Despite the interest Comyns and Bates said they received from V.C.s, none were willing to fund the site. "It did have aspirations to be a do-good vehicle, and with certain investors it resonated really well," explained Comyns. "But it wasn't enough, at least during this time period."
It was time to cut bait.
There were no candles burning, no floral arrangements, no morose organ music. Even though almost everyone had been touched by the downturn, the guests were able to laugh at others' tales of woe.
"I just got laid off," said Jennifer O'Donnell, who until three weeks ago had been a site producer at E-greetings.com. (Vin Diec burst into laughter at that. "I interviewed there!" he said.) E-greetings executives called an all-hands meeting and told employees they'd meet individually with their managers to learn whether they were in or out. "I walked into the room and saw the box of Kleenex and a white envelope and I knew," Jennifer said brightly, as though she was describing what she had for lunch rather than her layoff. "It's not so bad because it's happening to all my friends," she said. Her next gig? She wants to join another dot-com.
One partygoer -- a principal in his early 30s at an Internet advertising firm -- related how he had been preparing a case study of one of his clients at an upcoming industry conference; it would now be a eulogy. The client? Pets.com. O'Donnell regrets its demise. "I adopted a kitten this summer and ordered a bunch of stuff from them," she said.

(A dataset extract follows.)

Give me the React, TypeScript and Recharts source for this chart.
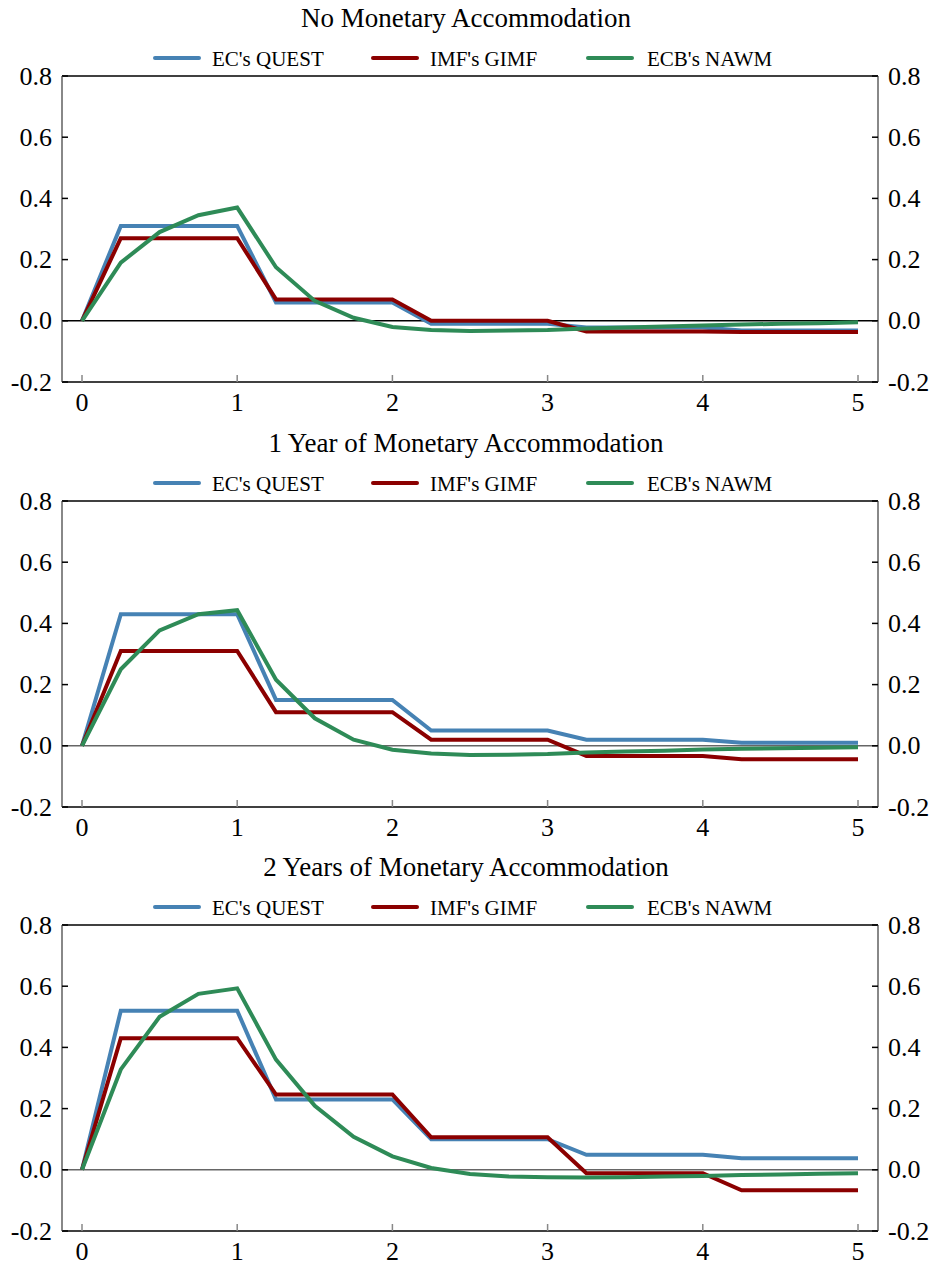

The Internet needs more Jennifer O'Donnells.
Despite the initial cheer, a palpable gloom set in at the unlaunch party as the evening wore on. The turning point came when one partyer started handing out brochures for a Web job-hunting resource called Flipdog.com. "A lot of us here are in between jobs," he explained. People started heading for the door.
"It's a bad time to be in the content business," Bates said wistfully. After a second he added, "It's a bad time to be in the Internet business."